David Lee King who is a digital branch and services manager (how cool is that they have a "digital branch") and uses his space well. It's nice that the blog part of MySpace will allow all "friends" of the library to be updated on events and new items at the library just by updating the blog. I am concerned about the amount of time it would take a staff member to keep the MySpace updated and relevant for the teens (which seems to be most libraries' primary audience). The teens are used to instant facts and entertainment. To keep them coming page the page would need to be updated regularly but also set-up in a fun appealing way.

MySpace Rant: I agree that education and parental involvement is the key to any kind of safety on the Internet. I hear some of our parents take the Internet way to lightly with their teens and others know nothing about it so they won't let their kids use it here either.

Librarian in Black: Is any potential danger the same as it is in a chat or email for inappropriate material, fraud or luring someone to met you? Most of the concerns above came from this blog.

Decoding My Space: Teens need to know Anyone can see what the put on their MySpace Page. MySpace started as a site for artists and musicians to connect. By Sept. 2006 it had more than 100 million profiles. One teen in the article was quoted as considering the Internet a more "evolved way of communicating instead of the telephone, cellphone or IM."

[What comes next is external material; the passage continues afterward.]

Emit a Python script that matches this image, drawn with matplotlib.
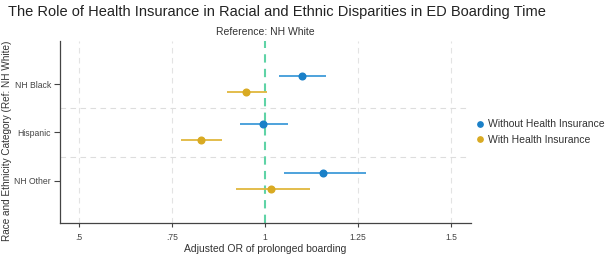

The article also commented about parents not understanding the technology so they avoid setting guidelines for their kids online. So, maybe the library should consider pointing out online safety to the parents as well. I know we do some on the Internet permission form but a lot of parent's don't read it, they just sign or they say something like "Oh, my kid won't go anywhere or do anything he/she shouldn't." Rarely, I've seen a parent take their 13 or 14-year-old aside and read through the Internet safety tips and discuss these with their teen. The article specifically mentioned that "friend" online does not mean the same thing as it does in the physical world. "Friend" just means a person I want to pay attention to online. Some teens will add strangers to their "friends" list just to increase the number of friends they have and appear popular.

MySpace is attempting to add some security measures. Such as they limit contact of anyone 18 or older to a teen unless the teen adds them to their "friends" list first. The MySpace staff also remove nude photos, and things that promote hate or racism. But anyone can still post suggestive photos or even photos of the crime they just committed. Some teens have been arrested after bragging online about a crime then posting the proof. Students have also used MySpace and other similar software, chat and email to bully others. Some students have even made up a bogus site about their classmates.

Teens, college students and even adults need to keep in mind that anyone can view what they have posted and the post could hurt college admissions and being hired.

Wired Magazine: Social Networking for Parents: I thought Parry's comments were good and to the point for both teens and parents.